Dalam sejarah praktik politik Indonesia sejak merdeka sampai sekarang, dari demokrasi liberal, demokrasi Pancasila, sampai demokrasi liberal lagi sekarang, apa yang dikhawatirkan kata Soetatmo Soeriokoesoemo memang terjadi. Para elite masyarakat yang kuat secara sosial, militer, dan terutama secara ekonomi kuat cenderung menguasai sistem demokrasi. Yang tragis-ironis, mereka yang kuat secara ekonomi ini, bukannya merasa cukup secara finansial dan sewajarnya mendudukkan politik sebagai pengabdian publik (public virtue), justru mencuri hak-hak rakyat dalam melaksanakan kebijakan politik.
Perhatikan dan ingat-ingat para elite partai politik ini: Akbar Tanjung (Partai Golkar), Anas Urbaningrum (Partai Demokrat), Luthfi Hasan Ishaaq (PKS), Suryadharma Ali (PPP), Setya Novanto (Partai Golkar), dan seterusnya. Atau, yang dilakukan secara kolektif massif: 41 dari 45 anggota dewan perwakilan rakyat Malang yang baru dijerat (2018), 43 Anggota DPRD Sumatra Barat yang sudah divonis bersalah korupsi (2004), 38 anggota DPRD Sumatera Utara sebagai tersangka korupsi (April 2018), 53 anggota DPRD Provinsi Jambi yang terjerat uang “ketok palu” (September 2018).
Betapa mengerikannya sistem politik yang begitu banyak elite politik dihukum gara-gara uang.

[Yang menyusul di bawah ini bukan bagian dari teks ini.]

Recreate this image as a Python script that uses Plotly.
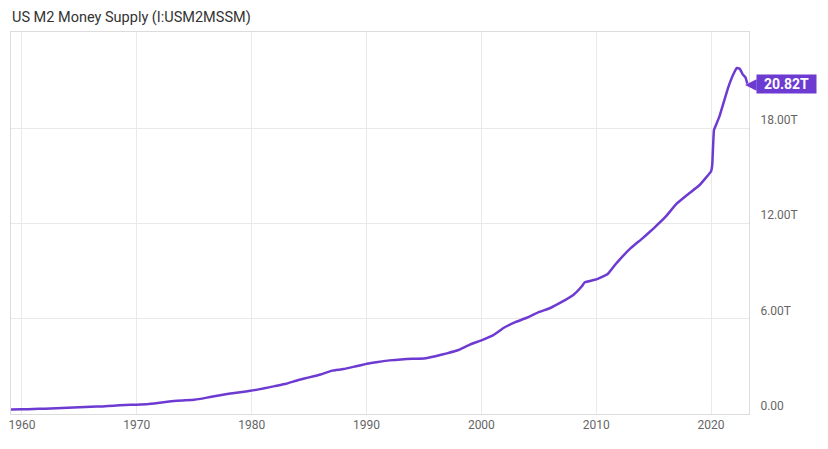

Kasus ini sungguh pasti bakal bukan yang terakhir.
Kita seperti akan terus menjadi rakyat yang salah pilih pemimpin politik dalam sistem demokrasi yang membuka lebar bagi hasrat kekayaan-kekuasaan. Saat orang bijak tersingkir, orang serakah yang mengendalikan kebijakan politik. Kata Soetatmo Soeriokoesoemo: “Pada zaman dahulu Raja bekerjasama dengan orang Bijak, karena hidup dengan sederhana, akhirnya dapat mengatasi kehausan akan uang. Ketika itu uang tidak ada harganya, kecuali khusus sebagai sarana pertukaran. Saudagar kaya tidak pernah dekat pada Raja. Jalan yang dipilih oleh demokrasi tidaklah rata. Di setiap sisinya nafsu kebinatangan duduk menunggu, yakni menunggu kesempatan untuk menerkam manusia mangsanya. Celakalah bagi seorang demokrat yang tidak waspada ketika berjalan di jalan yang tidak rata; ia akan tersandung dan jatuh ke dalam jurang; menjadi mangsa binatang buas.”
Sekarang, jalan yang sangat tidak rata itu terutama terwujud dalam bentuk kuasa uang. Beberapa partai politik sudah menyetorkan “laporan awal” keuangan partai dalam kampanye ke KPU (23/9/2018) yang 90% dana itu berasal dari para calon anggota legislatif. PDIP melaporkan Rp 105 miliar, Partai Gerindra sebesar Rp 75,3 miliar, PBB hampir Rp 17 miliar, PKB sebesar Rp 15 miliar, PKS Rp 15 miliar, PAN sebesar Rp 50 juta, Partai Hanura sejumlah Rp 13 juta, Partai Garuda dan Partai Perindo masing-masing Rp 1 juta, termasuk Partai Golkar dan PSI yang emoh menyebutkan angka ke media massa.
Siapa yang percaya dana uang itu real? Yang sangat jelas adalah bahwa hampir 90% uang itu adalah dana atau modal politik dari para calon legislatif, bukan dari uang partai sendiri.
Serealistik amatan politik, partai politik di zaman kita bukanlah berdasarkan ideologi partai yang berbeda-beda tapi yang mulai tidak penting. Betapa susahnya membedakan antara partai yang berideologi nasionalis, religius, marixis, dan seterusnya.
Satu anggota partai bisa dengan enteng pindah ke partai lain. Betapa mudahnya pengusaha menjadi petinggi partai. Apalagi, partai politik tampak gagal mengkader anggotanya secara ideologis. Namun, begitu mudahnya kita menyebut bahwa ideologi kekuasaan partai saat ini adalah sang uang.
Maka, ingatlah kritik Soetatmo Soeriokoesoemo saat anggota partai berkuasa, lalu kita mendapati berita korupsi. Jalan demokrasi memang tidak rata bahkan bisa jadi kedaulatan rakyat sebagai basis politik negara modern menjadi mangsa binatang buas: kuasa uang. Inilah ironi uang untuk demokratisasi.